━━━ Given information

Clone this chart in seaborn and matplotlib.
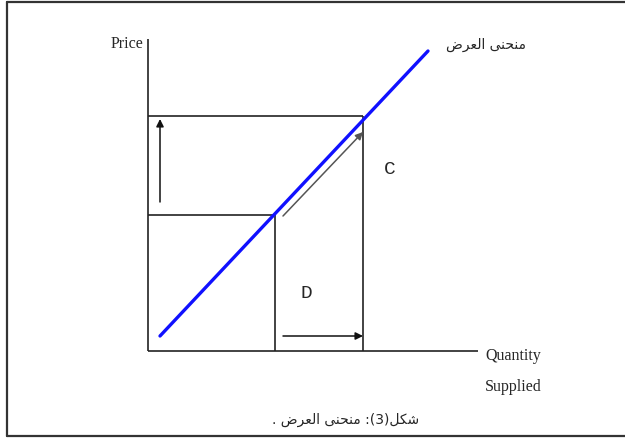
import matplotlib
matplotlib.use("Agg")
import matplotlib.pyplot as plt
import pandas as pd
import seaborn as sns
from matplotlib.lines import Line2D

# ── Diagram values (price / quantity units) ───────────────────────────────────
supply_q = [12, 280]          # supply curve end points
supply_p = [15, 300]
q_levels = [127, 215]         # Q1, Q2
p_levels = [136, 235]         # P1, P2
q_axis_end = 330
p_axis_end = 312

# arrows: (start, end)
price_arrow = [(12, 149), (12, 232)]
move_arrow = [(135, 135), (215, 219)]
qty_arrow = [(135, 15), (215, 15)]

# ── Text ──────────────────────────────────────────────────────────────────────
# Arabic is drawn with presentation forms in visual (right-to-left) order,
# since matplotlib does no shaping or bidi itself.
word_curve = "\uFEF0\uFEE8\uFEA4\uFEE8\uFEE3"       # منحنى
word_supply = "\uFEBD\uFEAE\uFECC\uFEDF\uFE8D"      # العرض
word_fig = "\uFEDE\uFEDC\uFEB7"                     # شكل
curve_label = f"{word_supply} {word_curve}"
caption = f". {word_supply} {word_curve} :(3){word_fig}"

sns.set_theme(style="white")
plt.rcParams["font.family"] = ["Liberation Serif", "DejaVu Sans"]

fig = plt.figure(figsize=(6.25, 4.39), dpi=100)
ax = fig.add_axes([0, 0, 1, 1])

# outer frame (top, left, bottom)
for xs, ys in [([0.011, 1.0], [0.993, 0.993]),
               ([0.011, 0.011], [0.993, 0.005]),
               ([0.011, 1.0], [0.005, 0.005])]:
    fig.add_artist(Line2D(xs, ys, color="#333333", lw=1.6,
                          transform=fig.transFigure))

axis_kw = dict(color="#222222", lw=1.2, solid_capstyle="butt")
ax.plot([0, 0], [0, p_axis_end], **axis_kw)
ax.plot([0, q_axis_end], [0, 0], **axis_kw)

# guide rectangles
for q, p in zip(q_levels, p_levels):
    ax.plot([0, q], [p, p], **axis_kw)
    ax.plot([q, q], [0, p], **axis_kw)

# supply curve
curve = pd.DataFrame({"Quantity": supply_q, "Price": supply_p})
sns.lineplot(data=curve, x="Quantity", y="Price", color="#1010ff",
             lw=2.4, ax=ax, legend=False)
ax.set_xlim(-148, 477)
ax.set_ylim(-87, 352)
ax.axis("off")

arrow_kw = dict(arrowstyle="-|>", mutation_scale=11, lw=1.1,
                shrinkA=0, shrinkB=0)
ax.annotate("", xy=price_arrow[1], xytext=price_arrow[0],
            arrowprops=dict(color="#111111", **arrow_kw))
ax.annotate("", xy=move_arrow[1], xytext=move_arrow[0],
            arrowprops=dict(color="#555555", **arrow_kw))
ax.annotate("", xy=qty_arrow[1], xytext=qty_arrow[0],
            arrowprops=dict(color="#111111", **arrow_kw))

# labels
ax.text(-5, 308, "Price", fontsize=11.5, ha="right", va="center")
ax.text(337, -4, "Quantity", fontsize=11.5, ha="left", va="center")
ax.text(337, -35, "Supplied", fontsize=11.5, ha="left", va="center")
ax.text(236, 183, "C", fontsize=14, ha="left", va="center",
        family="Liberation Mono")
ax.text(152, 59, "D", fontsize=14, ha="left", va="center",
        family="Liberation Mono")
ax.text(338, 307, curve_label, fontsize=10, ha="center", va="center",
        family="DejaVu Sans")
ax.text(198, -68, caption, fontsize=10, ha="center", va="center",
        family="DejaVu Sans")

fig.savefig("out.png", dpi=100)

━━━━━━

Given problem: Take the listing and print it again exactly, but without any pictures.

Correct output:
Clone this chart in seaborn and matplotlib.
import matplotlib
matplotlib.use("Agg")
import matplotlib.pyplot as plt
import pandas as pd
import seaborn as sns
from matplotlib.lines import Line2D

# ── Diagram values (price / quantity units) ───────────────────────────────────
supply_q = [12, 280]          # supply curve end points
supply_p = [15, 300]
q_levels = [127, 215]         # Q1, Q2
p_levels = [136, 235]         # P1, P2
q_axis_end = 330
p_axis_end = 312

# arrows: (start, end)
price_arrow = [(12, 149), (12, 232)]
move_arrow = [(135, 135), (215, 219)]
qty_arrow = [(135, 15), (215, 15)]

# ── Text ──────────────────────────────────────────────────────────────────────
# Arabic is drawn with presentation forms in visual (right-to-left) order,
# since matplotlib does no shaping or bidi itself.
word_curve = "\uFEF0\uFEE8\uFEA4\uFEE8\uFEE3"       # منحنى
word_supply = "\uFEBD\uFEAE\uFECC\uFEDF\uFE8D"      # العرض
word_fig = "\uFEDE\uFEDC\uFEB7"                     # شكل
curve_label = f"{word_supply} {word_curve}"
caption = f". {word_supply} {word_curve} :(3){word_fig}"

sns.set_theme(style="white")
plt.rcParams["font.family"] = ["Liberation Serif", "DejaVu Sans"]

fig = plt.figure(figsize=(6.25, 4.39), dpi=100)
ax = fig.add_axes([0, 0, 1, 1])

# outer frame (top, left, bottom)
for xs, ys in [([0.011, 1.0], [0.993, 0.993]),
               ([0.011, 0.011], [0.993, 0.005]),
               ([0.011, 1.0], [0.005, 0.005])]:
    fig.add_artist(Line2D(xs, ys, color="#333333", lw=1.6,
                          transform=fig.transFigure))

axis_kw = dict(color="#222222", lw=1.2, solid_capstyle="butt")
ax.plot([0, 0], [0, p_axis_end], **axis_kw)
ax.plot([0, q_axis_end], [0, 0], **axis_kw)

# guide rectangles
for q, p in zip(q_levels, p_levels):
    ax.plot([0, q], [p, p], **axis_kw)
    ax.plot([q, q], [0, p], **axis_kw)

# supply curve
curve = pd.DataFrame({"Quantity": supply_q, "Price": supply_p})
sns.lineplot(data=curve, x="Quantity", y="Price", color="#1010ff",
             lw=2.4, ax=ax, legend=False)
ax.set_xlim(-148, 477)
ax.set_ylim(-87, 352)
ax.axis("off")

arrow_kw = dict(arrowstyle="-|>", mutation_scale=11, lw=1.1,
                shrinkA=0, shrinkB=0)
ax.annotate("", xy=price_arrow[1], xytext=price_arrow[0],
            arrowprops=dict(color="#111111", **arrow_kw))
ax.annotate("", xy=move_arrow[1], xytext=move_arrow[0],
            arrowprops=dict(color="#555555", **arrow_kw))
ax.annotate("", xy=qty_arrow[1], xytext=qty_arrow[0],
            arrowprops=dict(color="#111111", **arrow_kw))

# labels
ax.text(-5, 308, "Price", fontsize=11.5, ha="right", va="center")
ax.text(337, -4, "Quantity", fontsize=11.5, ha="left", va="center")
ax.text(337, -35, "Supplied", fontsize=11.5, ha="left", va="center")
ax.text(236, 183, "C", fontsize=14, ha="left", va="center",
        family="Liberation Mono")
ax.text(152, 59, "D", fontsize=14, ha="left", va="center",
        family="Liberation Mono")
ax.text(338, 307, curve_label, fontsize=10, ha="center", va="center",
        family="DejaVu Sans")
ax.text(198, -68, caption, fontsize=10, ha="center", va="center",
        family="DejaVu Sans")

fig.savefig("out.png", dpi=100)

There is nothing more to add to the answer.